The first and current lead vocalist for Sorcery is Greg Magie, who was in the band from 1975 until 1979. Magie appears in the film Stunt Rock and on the movie soundtrack LP. Magie rejoined Sorcery in 1982 and stayed with them for the remainder of their duration through 1987. Before Sorcery Magie was the lead vocalist in Sudden Death and Legs Diamond.

Sorcery's drummer Perry (Pere') Morris, was from Sherman Oaks, California. He played on all of Sorcery's albums. He was an AFTRA, SAG, and Local 47 Musicians Union member in Hollywood California. Morris was working as an "In-House" studio musician at Universal Studio's, when Sorcery members Taylor, King and Magee asked him to join the band. Morris also handled the business for the band. Utilizing his business background and industry contacts, he booked all the Hollywood "Whiskey", "Roxy" and "Starwood" shows for the band. Morris then secured a Management Company for the Sorcery group, with William Nelson, owner of "ORR" management, in Beverly Hills. William Nelson obtained the Stunt Rock movie and record deal for the band. Morris booked the band for the two Dick Clark TV special shows (1982 and 1983) for Sorcery, and in 1983 he made the Rocktober Blood movie deal for the band. Morris died in March 2020.

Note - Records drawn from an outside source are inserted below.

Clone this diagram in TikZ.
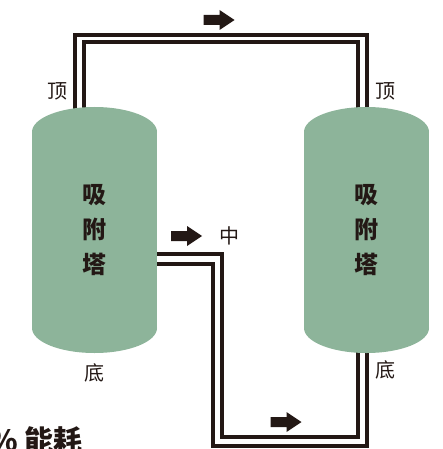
\documentclass[tikz,border=0pt]{standalone}
\usepackage{fontspec}
\setmainfont{Noto Sans CJK SC}
\definecolor{tower}{RGB}{141,180,154}
\definecolor{ink}{RGB}{35,24,21}
\tikzset{flowarrow/.pic={\fill[ink] (-15.5,-5)--(0.5,-5)--(0.5,-10)--(15.5,0)--(0.5,10)--(0.5,5)--(-15.5,5)--cycle;}}
\begin{document}
\begin{tikzpicture}[x=1pt,y=-1pt,line join=miter,
 pipe/.style={ink,line width=3.6pt},
 lab/.style={inner sep=0pt,text=ink,font=\fontsize{20}{20}\selectfont},
 tag/.style={inner sep=0pt,text=ink,align=center,font=\fontsize{24}{35}\selectfont\bfseries}]
\useasboundingbox (0,0) rectangle (442,449);
% pipe ends
\coordinate (L-top-o) at (75,113); \coordinate (L-top-i) at (84,113);
\coordinate (R-top-i) at (358,113); \coordinate (R-top-o) at (367,113);
\coordinate (L-mid-u) at (150,254); \coordinate (L-mid-l) at (150,264);
\coordinate (R-bot-i) at (358,346); \coordinate (R-bot-o) at (367,346);
% pipes
\draw[pipe] (L-top-o)--(75,35)-|(R-top-o);
\draw[pipe] (L-top-i)--(84,42)-|(R-top-i);
\draw[pipe] (L-mid-u)-|(222,437)-|(R-bot-i);
\draw[pipe] (L-mid-l)-|(213,446)-|(R-bot-o);
% towers
\foreach \cx/\nm in {94.5/L,366.5/R}{
\fill[tower] (\cx-62.5,132) rectangle (\cx+62.5,328);
\fill[tower] (\cx,132) ellipse [x radius=62.5,y radius=25];
\fill[tower] (\cx,328) ellipse [x radius=62.5,y radius=25];
\node[tag] (\nm-tag) at (\cx,230) {吸\\附\\塔};
}
% flow
\pic at (219,20) {flowarrow};
\pic at (186.5,236) {flowarrow};
\pic at (286,422) {flowarrow};
% labels
\node[lab] (L-top) at (57,91) {顶};
\node[lab] (R-top) at (385,91) {顶};
\node[lab] (L-bot) at (94,373) {底};
\node[lab] (R-bot) at (385,370) {底};
\node[lab] (mid) at (229,236) {中};
\node[inner sep=0pt,text=ink,anchor=north east,font=\fontsize{29}{29}\selectfont\bfseries] (cost) at (83,426) {\% 能耗};
\end{tikzpicture}
\end{document}
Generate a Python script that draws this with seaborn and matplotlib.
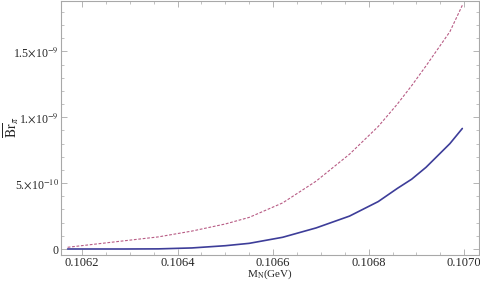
import pandas as pd
import matplotlib
matplotlib.use("Agg")
import matplotlib.pyplot as plt
import seaborn as sns
from matplotlib.ticker import MultipleLocator, FixedLocator

# -----------------------------
# DATA
# -----------------------------
mass = [0.10617, 0.10629, 0.10636, 0.10643, 0.10650, 0.10655, 0.10662,
        0.10669, 0.10676, 0.10682, 0.10686, 0.10689, 0.10692, 0.10697,
        0.106996]
br_solid = [0.000, 0.000, 0.001, 0.008, 0.025, 0.043, 0.089,
            0.160, 0.250, 0.360, 0.460, 0.530, 0.620, 0.800,
            0.915]   # x 1e-9
br_dashed = [0.013, 0.063, 0.092, 0.136, 0.190, 0.240, 0.350,
             0.515, 0.720, 0.930, 1.100, 1.240, 1.390, 1.650,
             1.850]  # x 1e-9

xticks = [0.1062, 0.1064, 0.1066, 0.1068, 0.1070]
xtick_labels = ["0.1062", "0.1064", "0.1066", "0.1068", "0.1070"]
yticks = [0, 5e-10, 1e-9, 1.5e-9]
ytick_labels = ["0", r"5.$\times$10$^{-10}$", r"1.$\times$10$^{-9}$",
                r"1.5$\times$10$^{-9}$"]

df = pd.DataFrame({
    "M": mass * 2,
    "Br": [v * 1e-9 for v in br_solid] + [v * 1e-9 for v in br_dashed],
    "curve": ["solid"] * len(mass) + ["dashed"] * len(mass),
})

# -----------------------------
# STYLE
# -----------------------------
sns.set_style("ticks")
plt.rcParams["font.family"] = ["Liberation Serif", "DejaVu Serif"]
plt.rcParams["mathtext.fontset"] = "stix"

fig = plt.figure(figsize=(4.8, 2.82), dpi=100)
ax = fig.add_axes([0.127, 0.096, 0.871, 0.902])

sns.lineplot(data=df, x="M", y="Br", hue="curve", style="curve",
             palette={"solid": (0.24, 0.24, 0.6), "dashed": (0.72, 0.36, 0.52)},
             dashes={"solid": "", "dashed": (2.5, 1.5)},
             legend=False, ax=ax)
ax.lines[0].set_linewidth(1.2)
ax.lines[1].set_linewidth(0.8)

ax.set_xlim(0.106156, 0.107031)
ax.set_ylim(-0.045e-9, 1.886e-9)

ax.xaxis.set_major_locator(FixedLocator(xticks))
ax.set_xticklabels(xtick_labels)
ax.xaxis.set_minor_locator(MultipleLocator(0.00005))
ax.yaxis.set_major_locator(FixedLocator(yticks))
ax.set_yticklabels(ytick_labels)
ax.yaxis.set_minor_locator(MultipleLocator(1e-10))

frame = "#a8a8a8"
for s in ax.spines.values():
    s.set_color(frame)
    s.set_linewidth(0.8)
ax.tick_params(which="both", direction="in", top=True, right=True,
               color=frame)
ax.tick_params(axis="x", pad=1.5, labelsize=9)
ax.tick_params(axis="y", pad=1.5, labelsize=8.5)
ax.tick_params(which="major", length=4, width=0.6)
ax.tick_params(which="minor", length=2, width=0.5)

ax.set_xlabel(r"M$_{\mathrm{N}}$(GeV)", fontsize=8)
ax.xaxis.set_label_coords(0.5, -0.051)
ax.set_ylabel(r"$\overline{\mathrm{Br}}_{\pi}$", fontsize=10)
ax.yaxis.set_label_coords(-0.095, 0.5)

fig.savefig("out.png", dpi=100)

Sorcery's bass player Richie King, is from Sherman Oaks. King played on all the Sorcery albums. King connected with both Huff and Magie in August 1975. After playing several gigs it was clear Sorcery needed a new drummer. That was when King suggested Morris to Huff and Magie and, by the end of 1975, Morris was in the band. Starting fresh in 1976 Sorcery was now complete. King played early Pre CBS Fender Precision bass guitar in the studio and on stage. King's stage amp set up was two Early Ampeg SVT amps, with 16X10" speakers, 2X15" speakers and 2X18" speakers. He was later endorsed by B.C. Rich guitar company. The B.C. Rich guitar company made the first custom built Stealth bass guitar (featured on the cover of Vintage Guitar magazine, see November 2008) in King's honor, as they were fans of his bass playing and Sorcery.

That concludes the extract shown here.